Self-reflection is something a lot of designers don’t consciously do enough of. Yet self-reflection is something designers take part in daily on behalf of other people. We are busy addressing other people’s needs, attempting to produce through other people’s’ eyes, and realizing other people’s thoughts and ideas, in pursuit of creating phenomenal products and services. This is what we love to do and sometimes we happen to be really good at it. However, we’re also users of our own products. We are the result of our own processes. It’s worth spending time reflecting on our creative selves in order to continue to produce better for others.
Being a designer who’s able to self reflect comes with many benefits including the ability to be aware of progress, the ability to identify challenges, and the ability to become more observant.
If designers take time to self reflect, they can intermittently check their work progress. Stepping back and looking at your work as an observer, not a designer, will often reveal sequences, patterns, and trends in progress. Perhaps you notice it’s taking longer than expected to produce a piece of work. Why is that? Perhaps you notice the redesign you did last year is similar to the one you’ve just completed. Why is that? Perhaps you find that your process hasn’t evolved, yet your work has. How is that possible? By surveying your work and reflecting upon it often, you’re likely to become more aware of progress and more cognizant of growth.

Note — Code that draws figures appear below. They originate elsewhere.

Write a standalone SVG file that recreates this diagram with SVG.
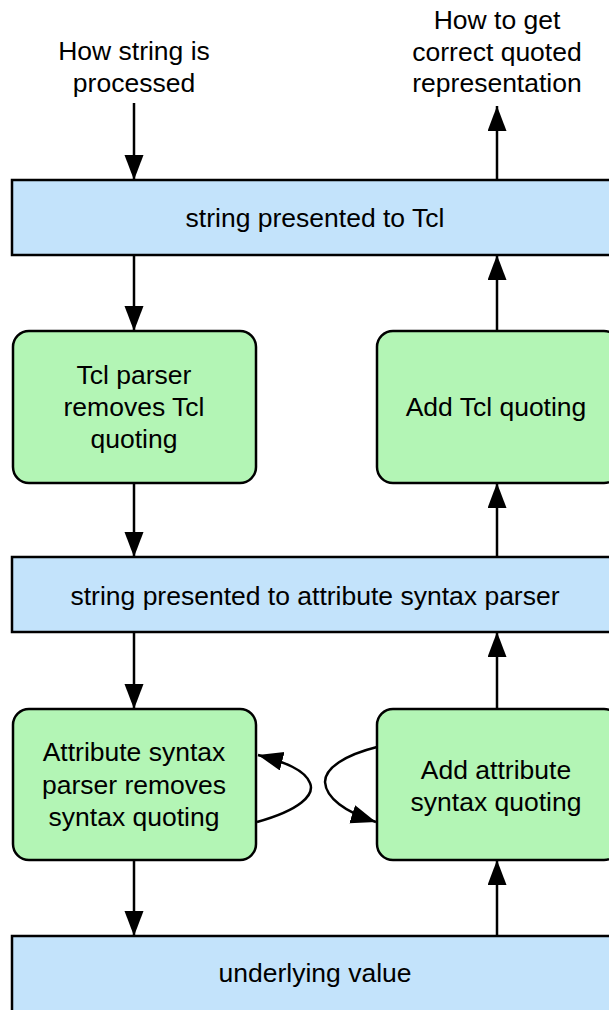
<svg xmlns="http://www.w3.org/2000/svg" width="609" height="1010" viewBox="0 0 609 1010">
<style>
.blue{fill:#c3e3fb;stroke:#000;stroke-width:2.5}
.green{fill:#b3f5b5;stroke:#000;stroke-width:2.5}
.t{font-family:"Liberation Sans",Arial,sans-serif;font-size:26.5px;fill:#000;text-anchor:middle}
.c{fill:none;stroke:#000;stroke-width:2.5}
</style>
<defs>
<marker id="ah" markerUnits="userSpaceOnUse" markerWidth="26" markerHeight="20" refX="25" refY="9.5" orient="auto">
<path d="M0,0 L25,9.5 L0,19 z" fill="#000"/>
</marker>
</defs>
<rect width="609" height="1010" fill="#fff"/>
<g id="label-left">
<text class="t" x="134" y="60">How string is</text>
<text class="t" x="134" y="92">processed</text>
</g>
<g id="label-right">
<text class="t" x="497" y="29">How to get</text>
<text class="t" x="497" y="61">correct quoted</text>
<text class="t" x="497" y="92">representation</text>
</g>
<g id="tcl-string">
<rect class="blue" x="12" y="180" width="606" height="75"/>
<text class="t" x="315" y="227">string presented to Tcl</text>
</g>
<g id="tcl-parser">
<rect class="green" x="13" y="331" width="243" height="152" rx="16"/>
<text class="t" x="134" y="384">Tcl parser</text>
<text class="t" x="134" y="416">removes Tcl</text>
<text class="t" x="134" y="448">quoting</text>
</g>
<g id="add-tcl">
<rect class="green" x="377" y="331" width="243" height="152" rx="16"/>
<text class="t" x="496" y="416">Add Tcl quoting</text>
</g>
<g id="attr-string">
<rect class="blue" x="12" y="557" width="606" height="75"/>
<text class="t" x="315" y="605">string presented to attribute syntax parser</text>
</g>
<g id="attr-parser">
<rect class="green" x="13" y="709" width="243" height="151" rx="16"/>
<text class="t" x="134" y="761">Attribute syntax</text>
<text class="t" x="134" y="794">parser removes</text>
<text class="t" x="134" y="826">syntax quoting</text>
</g>
<g id="add-attr">
<rect class="green" x="377" y="709" width="243" height="151" rx="16"/>
<text class="t" x="496" y="779">Add attribute</text>
<text class="t" x="496" y="811">syntax quoting</text>
</g>
<g id="underlying">
<rect class="blue" x="12" y="936" width="606" height="90"/>
<text class="t" x="315" y="982">underlying value</text>
</g>
<g id="connectors">
<line class="c" x1="134" y1="103" x2="134" y2="180" marker-end="url(#ah)"/>
<line class="c" x1="134" y1="255" x2="134" y2="331" marker-end="url(#ah)"/>
<line class="c" x1="134" y1="483" x2="134" y2="557" marker-end="url(#ah)"/>
<line class="c" x1="134" y1="632" x2="134" y2="709" marker-end="url(#ah)"/>
<line class="c" x1="134" y1="860" x2="134" y2="936" marker-end="url(#ah)"/>
<line class="c" x1="497" y1="936" x2="497" y2="860" marker-end="url(#ah)"/>
<line class="c" x1="497" y1="709" x2="497" y2="632" marker-end="url(#ah)"/>
<line class="c" x1="497" y1="557" x2="497" y2="483" marker-end="url(#ah)"/>
<line class="c" x1="497" y1="331" x2="497" y2="255" marker-end="url(#ah)"/>
<line class="c" x1="497" y1="180" x2="497" y2="106" marker-end="url(#ah)"/>
<path class="c" d="M257,822 C300,810 315,795 310,783 C305,770 285,762 258,755" marker-end="url(#ah)"/>
<path class="c" d="M377,747 C345,755 325,768 325,782 C326,798 345,812 376,822" marker-end="url(#ah)"/>
</g>
</svg>
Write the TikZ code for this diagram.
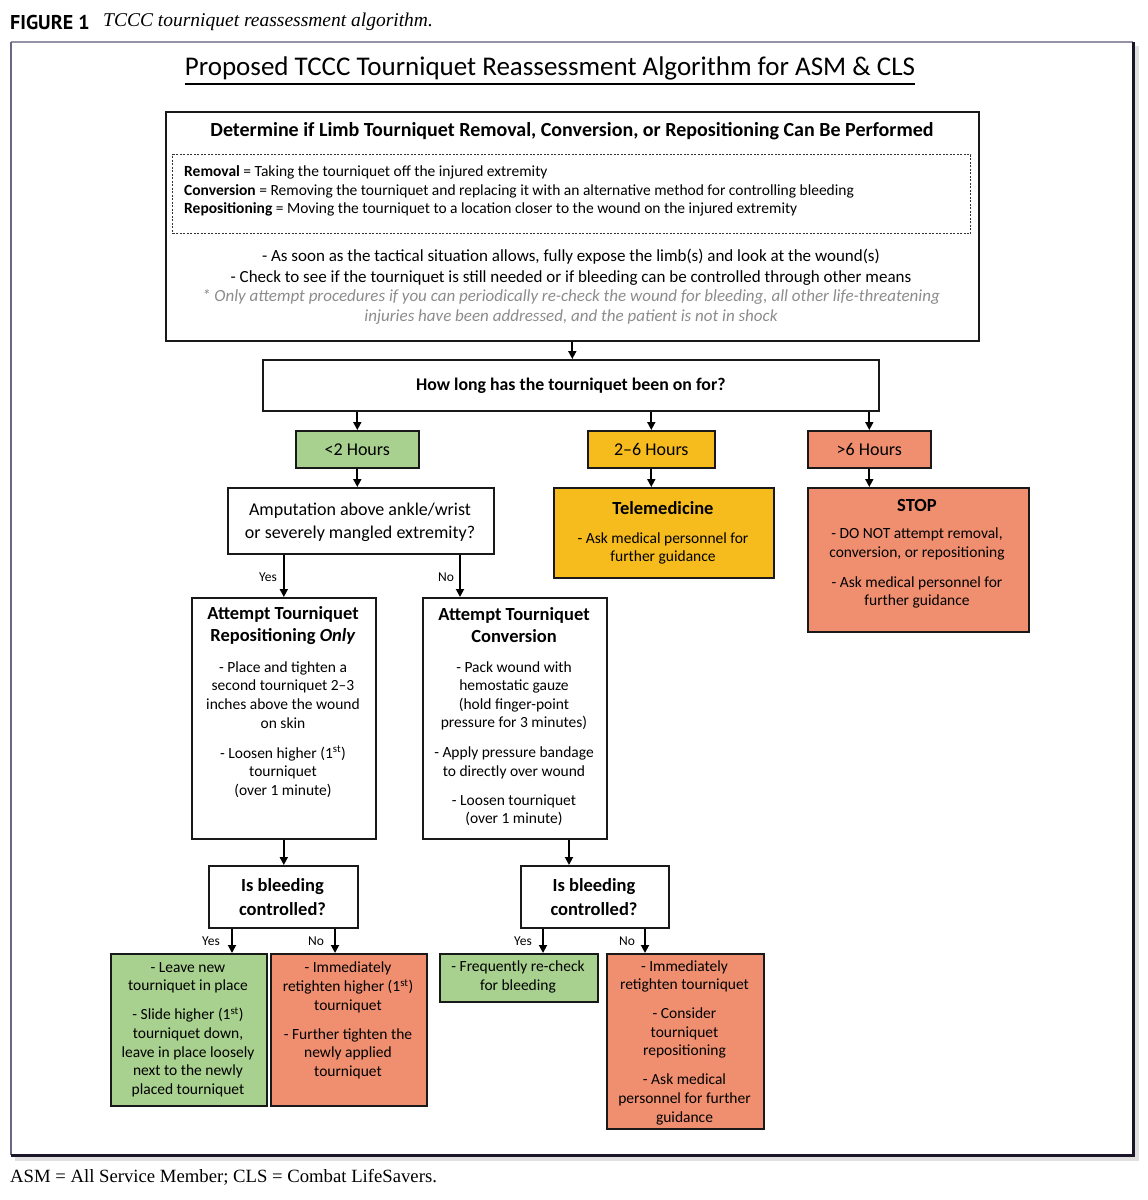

Self-reflection can also help us in identifying challenging situations before they occur. We gain experience through the work we’ve created, and often remember failures more than successes. Does this project meeting seem similar to a past conversation that went awry? What happened and how did you react? Perhaps a project brief scares you because it calls for a similar result to a project that once fell through. How did you handle that? What part did you play in its failure? Failure is an important part of the evolution of a designer and therefore should be reflected on in an effort to inform future decision-making and reasoning.
Most importantly, self-reflection allows us to become more observant of ourselves when in motion. Observation produces curiosity and drives the imagination. However it also has the power to reveal negative tendencies and habits that have leaked into our processes over time. For example, you might find that you’re approaching the design of an application in the same way you’re approaching the design of a website. Is it because they both call for the same approach? Or is it because you’re subconsciously relying on the same approach due to its success in previous work? Trends and comfort are two aspects to design that, if you don’t take time to question, can hinder experimentation and progress. Being able to better observe how you’re working while you’re working is beneficial to any designer.
You’d think self-reflection is easy, but it’s not. It’s hard to find the time. It’s hard to be honest with oneself. It’s hard to occasionally focus on yourself in an industry where you’re constantly focused on the actions and reactions of consumers and peers.
Here’s a couple ways to help begin injecting self-reflection into your life as a designer:
Surround yourself with friends and peers from other disciplines as often as you can. This will consistently provide perspective and insight into spaces and ideas you otherwise might be blind to in your everyday routine. It may allow for insight into your work that you might not have otherwise experienced.
The rhythm and pace of writing your thoughts out, regardless of what they are, may in fact help you retain and further digest what you’re trying to express. It also allows you to reflect on your thoughts later on.
Extend Your Workspace
Work in spaces that are foreign to your everyday routine. A new space may influence both your thought process and work ethic. This presents the potential to make you question your routine and habits, therefore emphasizing self-reflection. Perhaps consider a sabbatical even.
Keep Your Books
If you take physical notes or have sketchbooks, archive them somewhere. Store them in a manageable place, in an organized way that allows for you to reference content from specific years or projects past. This allows for very easy self-reflection that will help you better understand what you have and have not accomplished in your journey as a creative. It’s motivating at the very least.
I’ve found the most beneficial quality of self-reflection to be its ability to provide a valuable perspective on your creative self. It forces consideration of what you’ve accomplished, as well as how far you’ve come. This helps in identifying future pursuits.